D_{k,\omega}(n)=\prod\limits_{p^{m}\|n}\frac{m+1}{k}

where $p^{m}\|n$ means $p^{m}\mid$ $n$ and $p^{m+1}\nmid n$ . In the particular case $k=2$ , the function $D_{2,\omega}(n)$ is exactly $D(n)=\dfrac{d(n)}{d^{\ast}(n)},(\text{see~{}\cite[cite]{[\@@bibref{}{D.K}{}{}]}})$ . For $k\geq 3$ , we can easily check that

\sum_{n\leq x}D_{k},_{\omega}(n)\ll_{k}x(\log x)^{2/k-1}.

(3)

Indeed, for any integer $n$ , we have $D_{k},_{\omega}(n)\leq d(n)\ll_{\varepsilon}n^{\varepsilon}$ . Furthermore, the hypotheses of Shiu’s theorem are satisfied; see Theorem $1$ in [Shui] and [Nar-Ten, p.1]. One gets

\sum_{n\leq x}D_{k},_{\omega}(n)\ll_{k}\frac{x}{\log x}\exp\Bigl{(}\sum_{p\leq x}\frac{2}{kp}\Bigr{)}.

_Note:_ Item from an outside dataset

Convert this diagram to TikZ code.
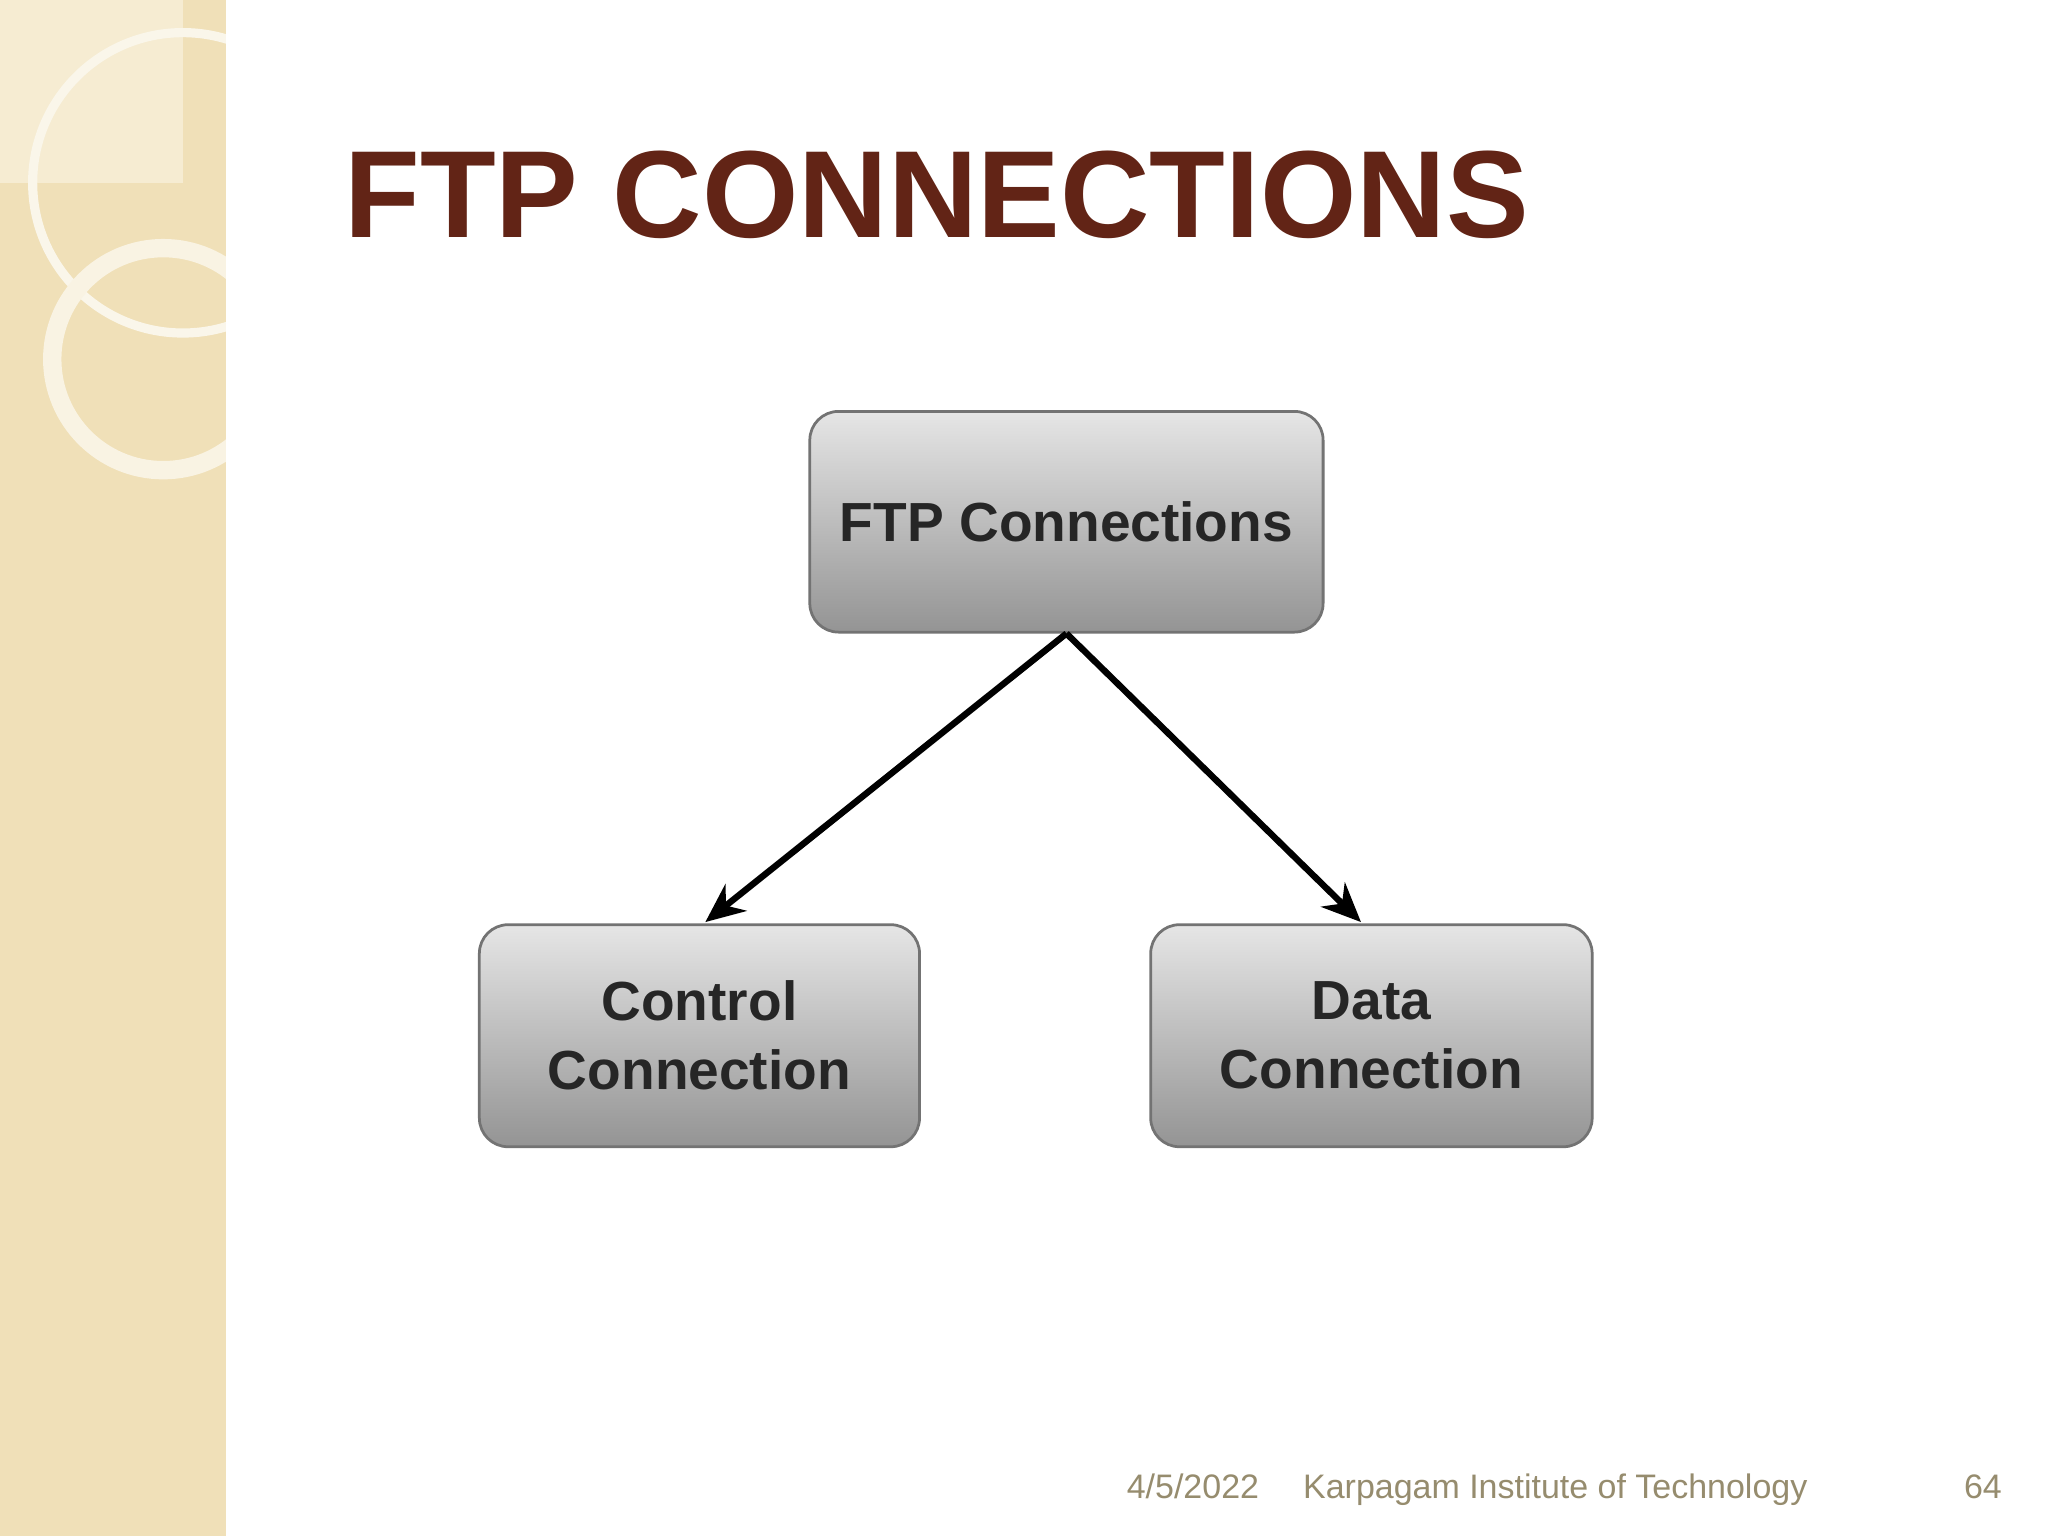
\documentclass[tikz,border=0pt]{standalone}
\usepackage{fontspec}
\setmainfont{Liberation Sans}
\usetikzlibrary{arrows.meta}
\definecolor{beige}{RGB}{240,224,184}
\definecolor{beigelt}{RGB}{246,236,210}
\definecolor{titlec}{RGB}{98,36,22}
\definecolor{footc}{RGB}{150,140,110}
\tikzset{
  box/.style={draw=black!55, line width=0.6pt, rounded corners=0.22cm, top color=black!10, bottom color=black!42, text=black!85, font=\bfseries\fontsize{12}{15}\selectfont, align=center, inner sep=0pt},
  arr/.style={-{Stealth[length=0.3cm,width=0.26cm]}, line width=1.4pt},
  foot/.style={text=footc, font=\fontsize{7.4}{9}\selectfont, anchor=base west, inner sep=0pt}
}
\begin{document}
\begin{tikzpicture}[x=1cm,y=1cm]
\useasboundingbox (0,0) rectangle (15.68,11.76);
\fill[white] (0,0) rectangle (15.68,11.76);
\fill[beige] (0,0) rectangle (1.73,11.76);
\fill[beigelt] (0,11.76) rectangle (1.40,10.36);
\begin{scope}
\clip (0,0) rectangle (1.73,11.76);
\draw[white!70!beige, line width=2pt] (1.40,10.36) circle (1.15);
\draw[white!60!beige, line width=4pt] (1.25,9.01) circle (0.85);
\end{scope}
\node[text=titlec, font=\bfseries\fontsize{27}{32}\selectfont, anchor=base west, inner sep=0pt] (title) at (2.63,9.94) {FTP CONNECTIONS};
\node[box, minimum width=3.93cm, minimum height=1.69cm] (top) at (8.165,7.765) {FTP Connections};
\node[box, minimum width=3.37cm, minimum height=1.70cm] (left) at (5.355,3.83) {Control\\Connection};
\node[box, minimum width=3.38cm, minimum height=1.70cm] (right) at (10.50,3.83) {Data\\Connection};
\draw[arr] (top.south) -- (5.40,4.70);
\draw[arr] (top.south) -- (10.42,4.70);
\node[foot] (date) at (8.62,0.29) {4/5/2022};
\node[foot] (inst) at (9.97,0.29) {Karpagam Institute of Technology};
\node[foot] (num) at (15.03,0.29) {64};
\end{tikzpicture}
\end{document}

Now, by using Lemma $4.63$ in [O.BORD], it follows that

\sum_{n\leq x}D_{k},_{\omega}(n)\ll_{k}\frac{x}{\log x}\exp\Bigl{(}\frac{2}{k}\log(2e^{\gamma}\log x)\Bigr{)}\ll_{k}x(\log x)^{2/k-1}.

2 Main result

In this section, we establish two results concerning the mean value of the function $D_{k,\omega}(n)$ . We begin by giving a weaker result.

Theorem 2.1.

Let $k\geq 2$ be a fixed integer. For all $x\geq 1$ large enough, we have

\sum_{n\leq x}D_{k,\omega}(n)=\frac{x(\log x)^{2/k-1}}{\Gamma(2/k)}\prod\limits_{p}\Bigl{(}1-\frac{1}{p}\Bigr{)}^{2/k}\Bigl{(}1+\frac{2p-1}{kp(p-1)^{2}}\Bigr{)}+O(x(\log x)^{-1})(\log\log x)^{4/k}.

The proof of this result is based on Tulyaganov’s theorem; this theorem is summarized as follows:

Theorem 2.2.

Let $f$ be a complex valued multiplicative function. Suppose there exists $z\in\mathbb{C}$ , independent of $p$ , with $|z|\leq c_{1}$ and

a)

$\sum_{p\leq x}f(p)\log p=zx+O(xe^{-c_{2}\sqrt{\log x}})$
b)

$\sum_{p\leq x}|f(p)|\log p\ll x$
c)

$\sum_{p\leq x}\sum_{\alpha=2}^{\infty}\frac{|f(p^{\alpha})|\log p^{\alpha}}{p^{\alpha}}\ll(\log\log x)^{2}$
d)

$\sum_{p}\frac{|f(p)|^{2}\log p}{p^{2}}<c_{3}$

for some real numbers $c_{1}$ , $c_{2}$ and $c_{3}$ . Then, for all $x\geq 1$ sufficiently large, we have

	$\displaystyle\sum_{n\leq x}f(n)={}$	$\displaystyle{}\frac{x(\log x)^{z-1}}{\Gamma(z)}\prod\limits_{p}\Bigl{(}1-\frac{1}{p}\Bigr{)}^{z}\Bigl{(}1+\sum_{\alpha=1}^{\infty}\frac{f(p^{\alpha})}{p^{\alpha}}\Bigr{)}\Bigl{\{}1+O(\frac{(\log\log x)^{2}}{\log x})\Bigr{\}}$
		$\displaystyle{}+O(x(\log x)^{\max(0,\mathrm{Re}\,z-1)-1})(\log\log x)^{2(A-\max(0,\mathrm{Re}\,z-1))},$

where $A>0$ satisfies

\sum_{u<p\leq v}|f(p)|p^{-1}\leq A\log(\log v/\log u)+O(1).

Proof 2.3.

This theorem is a consequence of Theorem $4$ in [Tulyag], where we take $g=f$ .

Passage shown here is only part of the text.